- **Goal of the exercise**:
Give the material once more, word for word, without any images.

- **Exercise inputs**:

+ + +

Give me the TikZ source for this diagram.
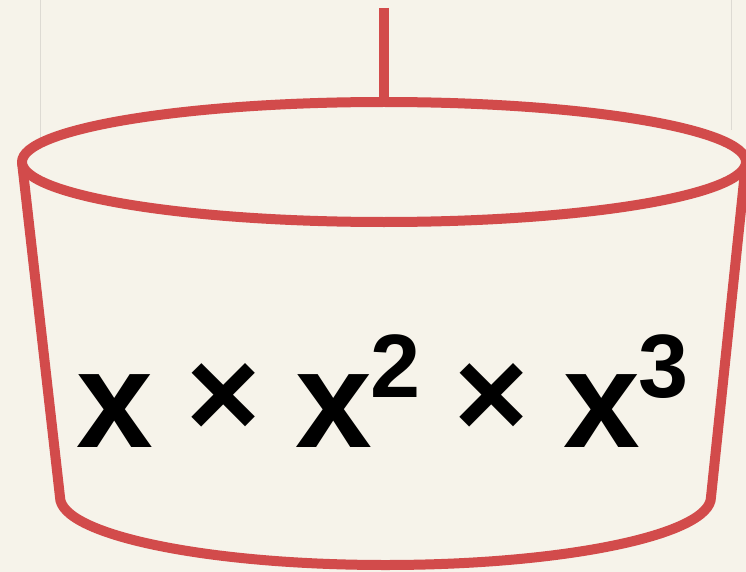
\documentclass[tikz,border=0pt]{standalone}
\usepackage{fontspec}
\usepackage{graphicx}
\setmainfont{Liberation Sans}
\definecolor{bktBg}{HTML}{F6F3EA}
\definecolor{bktRed}{HTML}{D24B4B}
\definecolor{bktGuide}{HTML}{DDDAD3}
\newcommand\bkttimes{\hspace{34pt}\raisebox{10pt}{\scalebox{0.92}{×}}\hspace{34pt}}
\newcommand\bktpow[1]{\hspace{-1pt}\raisebox{50pt}{\fontsize{90}{100}\selectfont #1}}
\tikzset{
  bktline/.style={draw=bktRed,line width=10pt,line join=round},
  bktguide/.style={draw=bktGuide,line width=1pt},
  bkttext/.style={font=\fontsize{138}{150}\selectfont\bfseries,inner sep=0pt,text=black,anchor=base west},
}

\begin{document}
\begin{tikzpicture}[x=1pt,y=-1pt]
  \fill[bktBg] (0,0) rectangle (746,572);
  \useasboundingbox (0,0) rectangle (746,572);

  % faint guide lines behind the bucket
  \coordinate (guideLtop) at (40,0);
  \coordinate (guideLbot) at (40,160);
  \coordinate (guideRtop) at (731,0);
  \coordinate (guideRbot) at (731,130);
  \draw[bktguide] (guideLtop) -- (guideLbot);
  \draw[bktguide] (guideRtop) -- (guideRbot);

  % the bucket
  \coordinate (rimC) at (384,162);
  \coordinate (rimTop) at (384,102);
  \coordinate (rimL) at (22,162);
  \coordinate (rimR) at (746,162);
  \coordinate (baseL) at (60,497);
  \coordinate (feed) at (384,8);
  \draw[bktline] (rimL) -- (baseL) arc[start angle=180,end angle=0,x radius=325.5,y radius=68]
                 -- (rimR);
  \draw[bktline,fill=bktBg] (rimC) ellipse [x radius=362,y radius=60];
  \draw[bktline] (feed) -- (rimTop);

  \node[bkttext] (expr) at (76,447) {x\bkttimes x\bktpow{2}\bkttimes x\bktpow{3}};
\end{tikzpicture}
\end{document}
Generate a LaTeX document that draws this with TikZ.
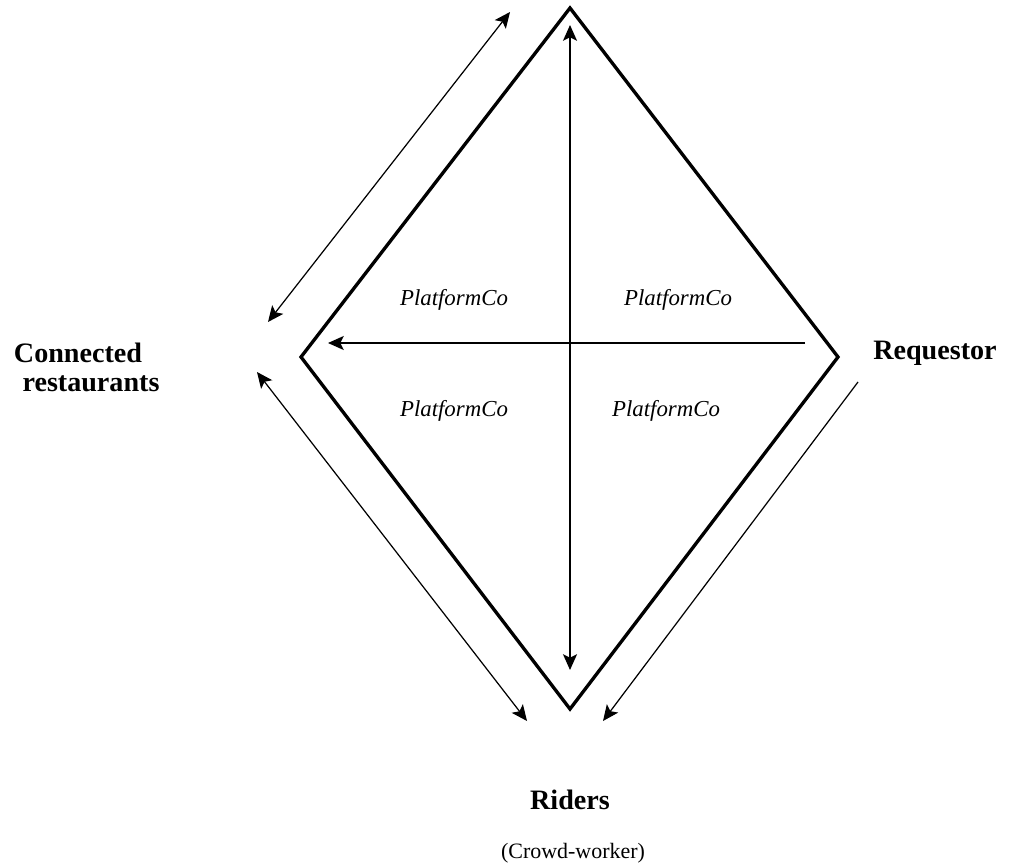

+ + +

- **Response**:
Give me the TikZ source for this diagram.
\documentclass[tikz,border=0pt]{standalone}
\usepackage{fontspec}
\usepackage{graphicx}
\setmainfont{Liberation Sans}
\definecolor{bktBg}{HTML}{F6F3EA}
\definecolor{bktRed}{HTML}{D24B4B}
\definecolor{bktGuide}{HTML}{DDDAD3}
\newcommand\bkttimes{\hspace{34pt}\raisebox{10pt}{\scalebox{0.92}{×}}\hspace{34pt}}
\newcommand\bktpow[1]{\hspace{-1pt}\raisebox{50pt}{\fontsize{90}{100}\selectfont #1}}
\tikzset{
  bktline/.style={draw=bktRed,line width=10pt,line join=round},
  bktguide/.style={draw=bktGuide,line width=1pt},
  bkttext/.style={font=\fontsize{138}{150}\selectfont\bfseries,inner sep=0pt,text=black,anchor=base west},
}

\begin{document}
\begin{tikzpicture}[x=1pt,y=-1pt]
  \fill[bktBg] (0,0) rectangle (746,572);
  \useasboundingbox (0,0) rectangle (746,572);

  % faint guide lines behind the bucket
  \coordinate (guideLtop) at (40,0);
  \coordinate (guideLbot) at (40,160);
  \coordinate (guideRtop) at (731,0);
  \coordinate (guideRbot) at (731,130);
  \draw[bktguide] (guideLtop) -- (guideLbot);
  \draw[bktguide] (guideRtop) -- (guideRbot);

  % the bucket
  \coordinate (rimC) at (384,162);
  \coordinate (rimTop) at (384,102);
  \coordinate (rimL) at (22,162);
  \coordinate (rimR) at (746,162);
  \coordinate (baseL) at (60,497);
  \coordinate (feed) at (384,8);
  \draw[bktline] (rimL) -- (baseL) arc[start angle=180,end angle=0,x radius=325.5,y radius=68]
                 -- (rimR);
  \draw[bktline,fill=bktBg] (rimC) ellipse [x radius=362,y radius=60];
  \draw[bktline] (feed) -- (rimTop);

  \node[bkttext] (expr) at (76,447) {x\bkttimes x\bktpow{2}\bkttimes x\bktpow{3}};
\end{tikzpicture}
\end{document}
Generate a LaTeX document that draws this with TikZ.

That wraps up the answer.